“Cansado estoy de mis quejidos; todas las noches inundo de llanto mi lecho, riego mi cama con mis lágrimas. Mis ojos se consumen por el pesar; se han envejecido a causa de todos mis adversarios.” (Salmo 6, 6-7)
Al mirar atrás, a aquel día de desolación que viví tras el abandono de mi esposo un día que quisiera olvidar, sentí que el mundo se derrumbaba frente a mí y que toda posibilidad de volver a ser feliz, de reír y disfrutar de la vida, desaparecía… aun cuando la vida seguía mientras Dios lo permitiera.
Con el paso de los años, comprendí que es posible lamentar la muerte de los vivos y sentirse, como dice un dicho popular, “viuda de muerto en pie ”. Es la muerte de todo lo que se conocía y se vivió con el ser amado; la muerte de los sueños y de una familia intacta. La muerte de una persona que desaparece de tu vida, y a la que aún amas, aunque para el resto del mundo no esté desaparecida. Es un duelo, y también un proceso que Dios puede usar para llevarnos a un lugar de sanidad, plenitud y felicidad.
Poco a poco me fui acercando a Dios, de quien me había alejado. Me dio esperanza pensar que las cosas mejorarían algún día y que eventualmente estaría bien. Hoy, después de tanto dolor, tantas lágrimas, noches en vela y soledad, puedo darme cuenta de que Dios tiene un plan para cada uno y que todo tiene un propósito. Nos muestra que, para vivir la resurrección, es necesario pasar por la cruz.
Dios es completamente capaz de consolarnos en nuestro dolor y de darnos paz en medio de la incertidumbre y la confusión, sabiendo que nunca estamos solas en el proceso de sanar nuestros corazones y restaurar nuestras vidas como hijas amadas de nuestro Padre Dios.
Con una fe sólida y un compromiso con nosotras mismas de seguir adelante, podremos sentirnos plenas y vivir de una vez por todas unidas a nuestras familias.
Sí, han pasado muchos años de una separación que nunca quise, aunque el dolor aún aparece de vez en cuando, es un dolor distinto. Quizás ya no es por nosotras, las esposas abandonadas, sino por aquellos que abandonaron sus hogares en busca de “su felicidad”, sin darse cuenta de que, al dejarlo todo, ¡se estaban perdiendo de todo!
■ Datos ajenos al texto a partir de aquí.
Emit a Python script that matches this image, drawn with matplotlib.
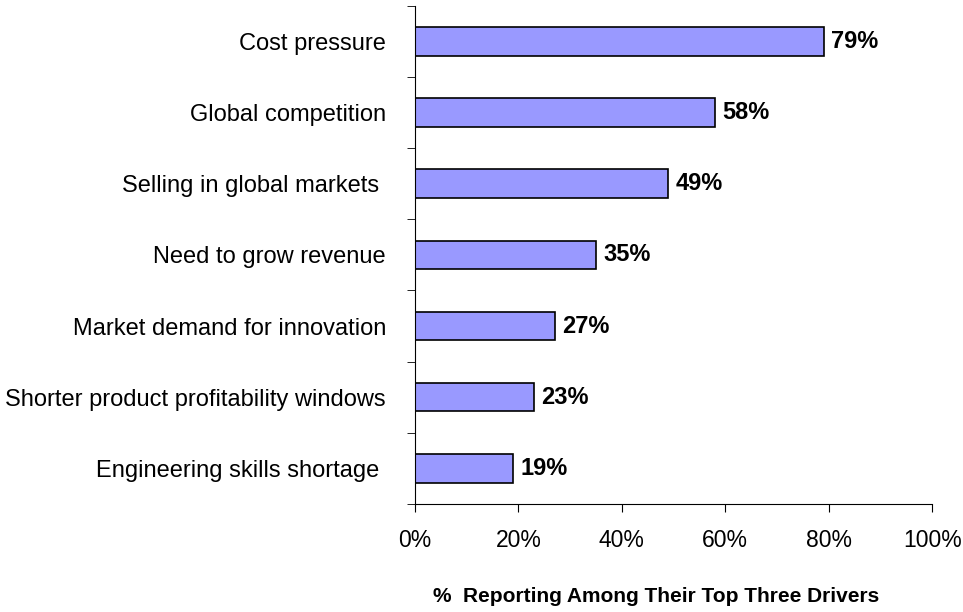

Se perdieron de ver crecer a los hijos y de disfrutar cada etapa. Dejaron de estar presentes en cada acontecimiento especial: cumpleaños, grados, bodas, nacimientos de nietos y verlos crecer. Hoy puedo decir que tengo lo mejor de los dos: nuestros hijos y nietos. ¡Ellos se lo perdieron y siguen perdiéndose lo mejor!
“Esposas, sométanse a sus maridos como conviene entre cristianos. Maridos, amen a sus esposas y no les amarguen la vida. Hijos, obedezcan a sus padres en todo, porque eso es lo correcto entre cristianos. Padres, no sean pesados con sus hijos, para que no se desanimen.” (Colosenses 3, 18-22)
Jesús, las heridas que dejó mi separación son muy profundas en mi alma, y contigo he podido sanar. Me has dado paz, entendimiento y esperanza para seguir. He vuelto a sonreír y a amar la vida de nuevo, aunque las cosas no salieran como pensaba o deseaba. Desde el momento en que sentí que me amabas y que no estaba sola, comencé a confiar en Ti, aceptando lo que vendría en mi futuro, y haciéndolo con el gozo y la paz que sólo provienen de Ti. Amén.